'''

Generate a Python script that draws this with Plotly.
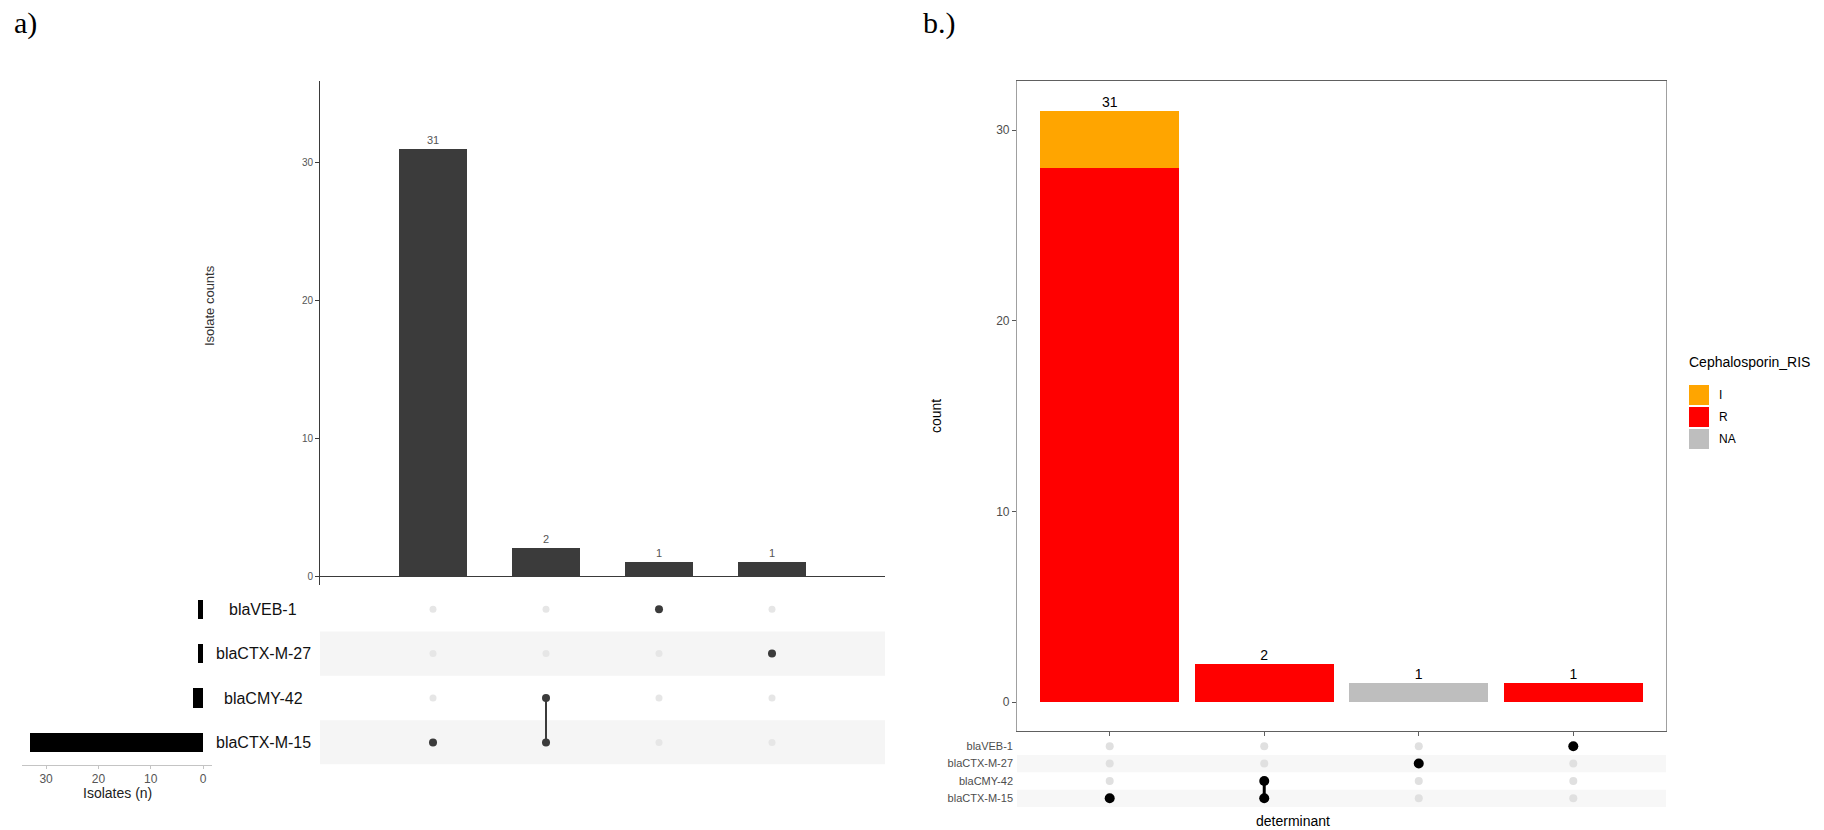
import plotly.graph_objects as go

# ---------------- data ----------------
sets = ["blaCTX-M-15", "blaCMY-42", "blaCTX-M-27", "blaVEB-1"]  # bottom -> top
set_sizes = [33, 2, 1, 1]

a_labels = ["CTX-M-15", "CMY-42 & CTX-M-15", "VEB-1", "CTX-M-27"]
a_counts = [31, 2, 1, 1]
a_members = [["blaCTX-M-15"], ["blaCMY-42", "blaCTX-M-15"], ["blaVEB-1"], ["blaCTX-M-27"]]

b_labels = ["CTX-M-15", "CMY-42 & CTX-M-15", "CTX-M-27", "VEB-1"]
b_members = [["blaCTX-M-15"], ["blaCMY-42", "blaCTX-M-15"], ["blaCTX-M-27"], ["blaVEB-1"]]
ris_levels = ["I", "R", "NA"]
ris_colors = {"I": "#FFA500", "R": "#FF0000", "NA": "#BEBEBE"}
b_R = [28, 2, 0, 1]
b_I = [3, 0, 0, 0]
b_NA = [0, 0, 1, 0]

a_ticks = [0, 10, 20, 30]
b_ticks = [0, 10, 20, 30]
size_ticks = [0, 10, 20, 30]

# ---------------- helpers ----------------
W, H = 1824, 830
FONT = "Arial, Liberation Sans, sans-serif"
SERIF = "Times New Roman, Liberation Serif, serif"


def fx(px):
    return px / W


def fy(py):
    return 1 - py / H


fig = go.Figure()

# ---------------- panel a ----------------
fig.add_trace(go.Bar(
    x=a_labels, y=a_counts, xaxis="x", yaxis="y",
    marker=dict(color="#3b3b3b", line=dict(width=0)), width=0.6,
    text=[str(v) for v in a_counts], textposition="outside",
    textfont=dict(size=11, color="#555555", family=FONT),
    cliponaxis=False, showlegend=False))


def matrix_traces(labels, members, xa, ya, c_on, c_off, s_on, s_off, lw):
    ex, ey = [], []
    for lab, mem in zip(labels, members):
        for s in sets:
            if s not in mem:
                ex.append(lab)
                ey.append(s)
    fig.add_trace(go.Scatter(x=ex, y=ey, xaxis=xa, yaxis=ya, mode="markers",
                             marker=dict(color=c_off, size=s_off), showlegend=False,
                             hoverinfo="skip"))
    lx, ly = [], []
    for lab, mem in zip(labels, members):
        if len(mem) > 1:
            idx = sorted(sets.index(m) for m in mem)
            lx += [lab, lab, None]
            ly += [sets[idx[0]], sets[idx[-1]], None]
    fig.add_trace(go.Scatter(x=lx, y=ly, xaxis=xa, yaxis=ya, mode="lines",
                             line=dict(color=c_on, width=lw), showlegend=False,
                             hoverinfo="skip"))
    fx_, fy_ = [], []
    for lab, mem in zip(labels, members):
        for m in mem:
            fx_.append(lab)
            fy_.append(m)
    fig.add_trace(go.Scatter(x=fx_, y=fy_, xaxis=xa, yaxis=ya, mode="markers",
                             marker=dict(color=c_on, size=s_on), showlegend=False))


matrix_traces(a_labels, a_members, "x2", "y2", "#3b3b3b", "#e6e6e6", 8, 7, 2)

fig.add_trace(go.Bar(
    x=set_sizes, y=sets, orientation="h", xaxis="x3", yaxis="y3",
    marker=dict(color="#000000", line=dict(width=0)), width=0.43, showlegend=False))

# ---------------- panel b ----------------
for lvl, vals in [("R", b_R), ("I", b_I), ("NA", b_NA)]:
    fig.add_trace(go.Bar(
        x=b_labels, y=vals, xaxis="x4", yaxis="y4", name=lvl,
        marker=dict(color=ris_colors[lvl], line=dict(width=0)), width=0.9,
        showlegend=False))

b_tot = [r + i + n for r, i, n in zip(b_R, b_I, b_NA)]
fig.add_trace(go.Scatter(
    x=b_labels, y=b_tot, xaxis="x4", yaxis="y4", mode="text",
    text=[str(v) for v in b_tot], textposition="top center",
    textfont=dict(size=14, color="#000000", family=FONT),
    cliponaxis=False, showlegend=False, hoverinfo="skip"))

matrix_traces(b_labels, b_members, "x5", "y5", "#000000", "#e0e0e0", 10, 8, 3)

# ---------------- layout ----------------
hidden = dict(showticklabels=False, showline=False, ticks="", showgrid=False, zeroline=False)

a_x_dom = [fx(320), fx(885)]
a_mat_dom = [fy(764.6), fy(587)]
b_x_dom = [fx(1017), fx(1666)]
b_mat_dom = [fy(807), fy(737.5)]

layout = dict(
    width=W, height=H, margin=dict(l=0, r=0, t=0, b=0),
    paper_bgcolor="white", plot_bgcolor="rgba(0,0,0,0)",
    barmode="stack", bargap=0, font=dict(family=FONT),
    xaxis=dict(domain=a_x_dom, anchor="y", type="category", categoryorder="array",
               categoryarray=a_labels, range=[-1, 4], **hidden),
    yaxis=dict(domain=[fy(585), fy(81)], anchor="x", range=[-0.65, 35.9],
               showline=True, linecolor="#3a3a3a", linewidth=1, ticks="outside",
               ticklen=4, tickcolor="#3a3a3a", tickvals=a_ticks,
               tickfont=dict(size=10, color="#555555"), showgrid=False,
               zeroline=True, zerolinecolor="#3a3a3a", zerolinewidth=1.3),
    xaxis2=dict(domain=a_x_dom, anchor="y2", type="category", categoryorder="array",
                categoryarray=a_labels, range=[-1, 4], **hidden),
    yaxis2=dict(domain=a_mat_dom, anchor="x2", type="category", categoryorder="array",
                categoryarray=sets, range=[-0.5, 3.5], **hidden),
    xaxis3=dict(domain=[fx(22), fx(212)], anchor="y3", range=[34.6, -1.7],
                showline=True, linecolor="#c4c4c4", linewidth=1, ticks="outside",
                ticklen=3, tickcolor="#c4c4c4", tickvals=size_ticks,
                tickfont=dict(size=12, color="#555555"), showgrid=False, zeroline=False),
    yaxis3=dict(domain=a_mat_dom, anchor="x3", type="category", categoryorder="array",
                categoryarray=sets, range=[-0.5, 3.5], **hidden),
    xaxis4=dict(domain=b_x_dom, anchor="y4", type="category", categoryorder="array",
                categoryarray=b_labels, range=[-0.6, 3.6], showticklabels=False,
                showline=True, mirror=True, linecolor="#606060", linewidth=1.2,
                ticks="outside", ticklen=4, tickcolor="#606060", showgrid=False,
                zeroline=False),
    yaxis4=dict(domain=[fy(731), fy(81)], anchor="x4", range=[-1.52, 32.57],
                showline=True, mirror=True, linecolor="#a0a0a0", linewidth=1.2,
                ticks="outside", ticklen=4, tickcolor="#555555", tickvals=b_ticks,
                tickfont=dict(size=12, color="#4d4d4d"), showgrid=False, zeroline=False),
    xaxis5=dict(domain=b_x_dom, anchor="y5", type="category", categoryorder="array",
                categoryarray=b_labels, range=[-0.6, 3.6], **hidden),
    yaxis5=dict(domain=b_mat_dom, anchor="x5", type="category", categoryorder="array",
                categoryarray=sets, range=[-0.5, 3.5], showticklabels=True,
                tickfont=dict(size=11, color="#4d4d4d"), ticks="", showline=False,
                showgrid=False, zeroline=False, ticklabelstandoff=3),
)

shapes = []
annotations = []
# striped rows
for i, s in enumerate(sets):
    if i % 2 == 0:
        shapes.append(dict(type="rect", xref="x2 domain", yref="y2", x0=0, x1=1,
                           y0=i - 0.5, y1=i + 0.5, fillcolor="#f5f5f5",
                           line=dict(width=0), layer="below"))
        shapes.append(dict(type="rect", xref="x5 domain", yref="y5", x0=0, x1=1,
                           y0=i - 0.5, y1=i + 0.5, fillcolor="#f7f7f7",
                           line=dict(width=0), layer="below"))
    annotations.append(dict(xref="paper", yref="y3", x=fx(263), y=s, text=s,
                            showarrow=False, xanchor="center", yanchor="middle",
                            font=dict(size=16, color="#111111", family=FONT)))

# custom legend
annotations.append(dict(xref="paper", yref="paper", x=fx(1687), y=fy(362),
                        text="Cephalosporin_RIS", showarrow=False, xanchor="left",
                        yanchor="middle", font=dict(size=14, color="#000000", family=FONT)))
for k, lvl in enumerate(ris_levels):
    top = 385 + 22 * k
    shapes.append(dict(type="rect", xref="paper", yref="paper", x0=fx(1689), x1=fx(1709),
                       y0=fy(top + 20), y1=fy(top), fillcolor=ris_colors[lvl],
                       line=dict(width=0)))
    annotations.append(dict(xref="paper", yref="paper", x=fx(1717), y=fy(top + 10),
                            text=lvl, showarrow=False, xanchor="left", yanchor="middle",
                            font=dict(size=12, color="#000000", family=FONT)))

annotations += [
    dict(xref="paper", yref="paper", x=fx(12), y=fy(23), text="a)", showarrow=False,
         xanchor="left", yanchor="middle", font=dict(size=30, color="#000000", family=SERIF)),
    dict(xref="paper", yref="paper", x=fx(921), y=fy(23), text="b.)", showarrow=False,
         xanchor="left", yanchor="middle", font=dict(size=30, color="#000000", family=SERIF)),
    dict(xref="paper", yref="paper", x=fx(209), y=fy(306), text="Isolate counts",
         showarrow=False, textangle=-90, xanchor="center", yanchor="middle",
         font=dict(size=13, color="#333333", family=FONT)),
    dict(xref="paper", yref="paper", x=fx(117), y=fy(793), text="Isolates (n)",
         showarrow=False, xanchor="center", yanchor="middle",
         font=dict(size=14, color="#222222", family=FONT)),
    dict(xref="paper", yref="paper", x=fx(936), y=fy(416), text="count",
         showarrow=False, textangle=-90, xanchor="center", yanchor="middle",
         font=dict(size=14, color="#000000", family=FONT)),
    dict(xref="paper", yref="paper", x=fx(1293), y=fy(821), text="determinant",
         showarrow=False, xanchor="center", yanchor="middle",
         font=dict(size=14, color="#000000", family=FONT)),
]

layout["shapes"] = shapes
layout["annotations"] = annotations
fig.update_layout(**layout)

fig.write_html("out.html")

'''

§ Exercise: Write out an exact copy of the listing, first line through the line containing "b_NA = [0, 0, 1, 0]", with the pictures left out.

§ Worked answer:
Generate a Python script that draws this with Plotly.
import plotly.graph_objects as go

# ---------------- data ----------------
sets = ["blaCTX-M-15", "blaCMY-42", "blaCTX-M-27", "blaVEB-1"]  # bottom -> top
set_sizes = [33, 2, 1, 1]

a_labels = ["CTX-M-15", "CMY-42 & CTX-M-15", "VEB-1", "CTX-M-27"]
a_counts = [31, 2, 1, 1]
a_members = [["blaCTX-M-15"], ["blaCMY-42", "blaCTX-M-15"], ["blaVEB-1"], ["blaCTX-M-27"]]

b_labels = ["CTX-M-15", "CMY-42 & CTX-M-15", "CTX-M-27", "VEB-1"]
b_members = [["blaCTX-M-15"], ["blaCMY-42", "blaCTX-M-15"], ["blaCTX-M-27"], ["blaVEB-1"]]
ris_levels = ["I", "R", "NA"]
ris_colors = {"I": "#FFA500", "R": "#FF0000", "NA": "#BEBEBE"}
b_R = [28, 2, 0, 1]
b_I = [3, 0, 0, 0]
b_NA = [0, 0, 1, 0]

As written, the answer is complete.